Sempre sustentei, desde 2017, que o “voto raiva” derrotaria o lulopetismo pelas claras manifestações populares que se formaram sem lideranças políticas, mas pelo singular sentimento de justiça e indignação íntima que nos ensina o filósofo da vida Jean-Marie Guyau, que em Crítica da ideia de sanção nos adverte:

Em primeiro lugar, porque o homem é um ser essencialmente prático e ativo, que tende a tirar de tudo que vê uma regra de ação, e para quem a vida alheia é uma perpétua moral em forma de exemplo. Com o maravilhoso instinto social que o homem possui, ele logo sente que um crime impune é um elemento de destruição social, e um pressentimento de perigo: tal como um cidadão que, fechado em uma cidade sitiada, descobre uma brecha aberta. Em segundo lugar, o mau exemplo é como uma exortação pessoal ao mal murmurada em seu ouvido e contra a qual seus instintos mais elevados se revoltam. Tudo isso resulta no fato de que o bom senso popular faz sempre a sanção entrar na própria formula da lei e encare a recompensa ou castigo como motores.”

Em excelente artigo na Gazeta do Povo, J.R. Guzzo mostrou que a palavra “ódio” passou a ter sentido dúbio, ao assim dissertar:

Uma das coisas mais prodigiosas da vida política atual do Brasil é o significado dado à palavra ‘ódio’ pelos donos do grande mundo oficial – em particular o Supremo Tribunal Federal, no seu papel de manter o país seguro para o exercício da democracia. No resto do mundo, cinco continentes afora, ‘ódio’ quer dizer algo muito preciso, definido exatamente da mesma forma em centenas de dicionários diferentes; basicamente, trata-se da aversão, da raiva e da repulsa extremadas, um sentimento com caraterísticas comuns e que pode afetar, sem distinções, qualquer ser humano.”

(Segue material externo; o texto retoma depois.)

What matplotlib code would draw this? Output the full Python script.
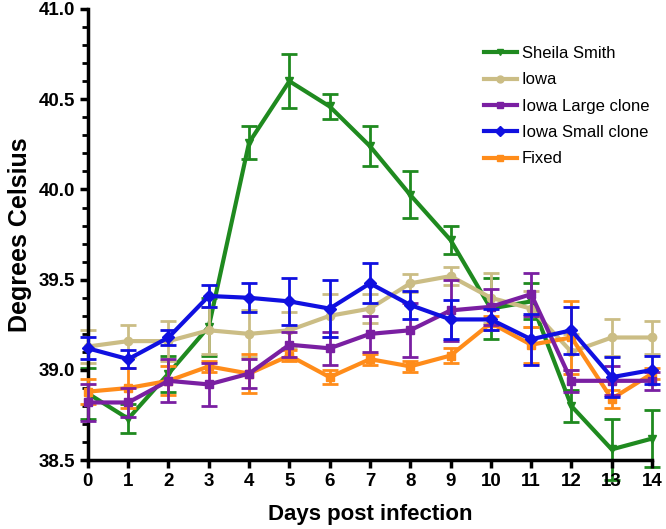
import matplotlib
matplotlib.use("Agg")
import matplotlib.pyplot as plt
from matplotlib.ticker import MultipleLocator, FormatStrFormatter
from matplotlib.lines import Line2D

plt.rcParams['font.family'] = ['Liberation Sans', 'DejaVu Sans']

days = list(range(15))

sheila = [38.87, 38.73, 38.98, 39.24, 40.26, 40.60, 40.46, 40.24, 39.97, 39.72, 39.34, 39.38, 38.80, 38.56, 38.62]
sheila_err = [0.14, 0.08, 0.10, 0.16, 0.09, 0.15, 0.07, 0.11, 0.13, 0.08, 0.17, 0.10, 0.09, 0.17, 0.16]

iowa = [39.13, 39.16, 39.16, 39.22, 39.20, 39.22, 39.30, 39.34, 39.48, 39.52, 39.40, 39.34, 39.10, 39.18, 39.18]
iowa_err = [0.09, 0.09, 0.11, 0.13, 0.13, 0.10, 0.12, 0.08, 0.05, 0.05, 0.14, 0.10, 0.10, 0.10, 0.09]

large = [38.82, 38.82, 38.94, 38.92, 38.98, 39.14, 39.12, 39.20, 39.22, 39.33, 39.35, 39.42, 38.94, 38.94, 38.94]
large_err = [0.10, 0.08, 0.12, 0.12, 0.08, 0.07, 0.09, 0.10, 0.15, 0.17, 0.10, 0.12, 0.06, 0.08, 0.05]

small = [39.12, 39.06, 39.18, 39.41, 39.40, 39.38, 39.34, 39.48, 39.36, 39.28, 39.28, 39.17, 39.22, 38.96, 39.00]
small_err = [0.06, 0.05, 0.04, 0.06, 0.08, 0.13, 0.16, 0.11, 0.08, 0.11, 0.06, 0.14, 0.13, 0.11, 0.08]

fixed = [38.88, 38.90, 38.94, 39.02, 38.98, 39.08, 38.96, 39.06, 39.02, 39.08, 39.26, 39.14, 39.18, 38.84, 38.98]
fixed_err = [0.07, 0.11, 0.08, 0.03, 0.11, 0.03, 0.04, 0.03, 0.03, 0.04, 0.04, 0.10, 0.20, 0.05, 0.03]

series = [
    ("Sheila Smith", sheila, sheila_err, "#1f8a1f", "v", 1),
    ("Iowa", iowa, iowa_err, "#cbbd85", "o", 2),
    ("Iowa Large clone", large, large_err, "#7a1fa2", "s", 4),
    ("Iowa Small clone", small, small_err, "#1010e0", "D", 5),
    ("Fixed", fixed, fixed_err, "#ff8c1a", "s", 3),
]

fig = plt.figure(figsize=(6.66, 5.29), dpi=100)
ax = fig.add_axes([0.132, 0.13, 0.847, 0.853])

handles = []
for label, vals, err, color, marker, z in series:
    ax.errorbar(days, vals, yerr=err, color=color, marker=marker, markersize=6,
                linewidth=3, elinewidth=2, capsize=6, capthick=2, zorder=z,
                clip_on=False)
    handles.append(Line2D([], [], color=color, marker=marker, markersize=5,
                          linewidth=3, label=label))

ax.set_xlim(0, 14)
ax.set_ylim(38.5, 41.0)
ax.set_xticks(days)
ax.yaxis.set_major_locator(MultipleLocator(0.5))
ax.yaxis.set_minor_locator(MultipleLocator(0.1))
ax.yaxis.set_major_formatter(FormatStrFormatter('%.1f'))

for s in ['top', 'right']:
    ax.spines[s].set_visible(False)
for s in ['left', 'bottom']:
    ax.spines[s].set_linewidth(2.5)
ax.tick_params(axis='both', which='major', width=2.5, length=6, labelsize=13.5, pad=3)
ax.tick_params(axis='y', which='minor', width=2, length=4)
for lab in ax.get_xticklabels() + ax.get_yticklabels():
    lab.set_fontweight('bold')

ax.set_xlabel("Days post infection", fontsize=16, fontweight='bold', labelpad=10)
ax.set_ylabel("Degrees Celsius", fontsize=18, fontweight='bold', labelpad=5)

fig.legend(handles=handles, loc='upper left', bbox_to_anchor=(0.726, 0.913),
           frameon=False, fontsize=12, borderpad=0, borderaxespad=0,
           handlelength=2.0, handletextpad=0.3, labelspacing=0.68)

fig.savefig("out.png", dpi=100)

Conclui Guzzo, comentando que:

“Vai ser considerado como mais uma contribuição ao debate democrático, assim, o acesso de furor que um militante de esquerda e que se apresenta como historiador acaba de fazer pelo YouTube – a rede social que está 24 horas por dia na mira do STF. Numa reunião do Sindicato da Construção Civil de Fortaleza o homem disse que os brasileiros precisam ‘odiar’ e ‘querer cuspir’ na ‘burguesia’, nos patrões e até, vejam só, nos ministros do STF. Uma das principais tarefas do militante político moderno e consciente, disse ele, é ‘estimular o ódio de classe’. A coisa vai por aí afora. No fim, declamou que sem o ódio não será possível falar de ‘revolução’ no Brasil. Como se vê, o orador caprichou: disse a palavra ‘ódio’ com todas as letras, de sua própria voz, três vezes, e só aí. No resto do planeta, obviamente, um negócio desses seria considerado discurso do ódio, como se diz na mídia e na vida política brasileiras. Aqui não é nada.”

Será, então, que vai prevalecer o “voto raiva” ou o “voto ódio”? Haverá o voto neutro, racional, sem raiva e ódio, numa terceira via?

Nilso Romeu Sguarezi é advogado e foi constituinte de 1988.